Finding Happiness

There was a time when I wondered if I would ever be happy again. I am…but it’s a different kind of happy. There’s always an undercurrent of sadness…like the rivers that flow on the bed of the ocean. I’ve always been a happy person. But now it’s like waking up and speaking your native tongue with a heavy accent that you never had before. There’s a new definition of happy. Happiness doesn’t come as naturally as it used to. Grief did that. It changed me. Sometimes I have to choose to be happy. And when I put that choice into action, those that know and love me see a chameleon. I can change right in front of them. I carry myself differently. My voice changes. My facial expressions change.
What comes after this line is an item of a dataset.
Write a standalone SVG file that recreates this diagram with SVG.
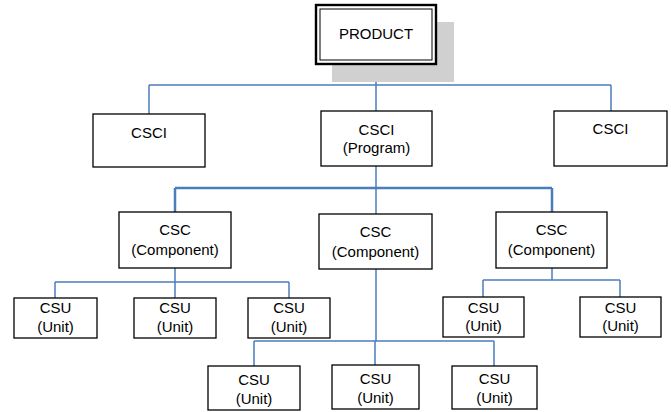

I was raised to put my best foot forward. It’s ingrained from childhood. The child of an alcoholic is the peacekeeper, the comedian. I learned at a very early age to create a diversion when things started heading south. I do it when I’m sad. I do it when I’m angry. I do it when I meet new people. I was taught that “First impressions are lasting impressions.” Since Mr. Virgo died, I’ve been getting to know who I am…what I like…what I care about…what I want. I get down on myself when I put on the perky persona. But, at least I recognize it. I’m a work in progress. I’m learning. I’m growing. I’m healing. I am becoming a new version of me. And it’s only been two and a half years since Mr. Virgo died. I have to remind myself of that fact. Two and a half years is not very long in the grand scheme of the grief process. I give myself permission to be human, to make mistakes…to just be. That, in itself, is a relief.

❤️

“Know that the Lord is God. It is he who made us, and we are his; we are his people, the sheep of his pasture.”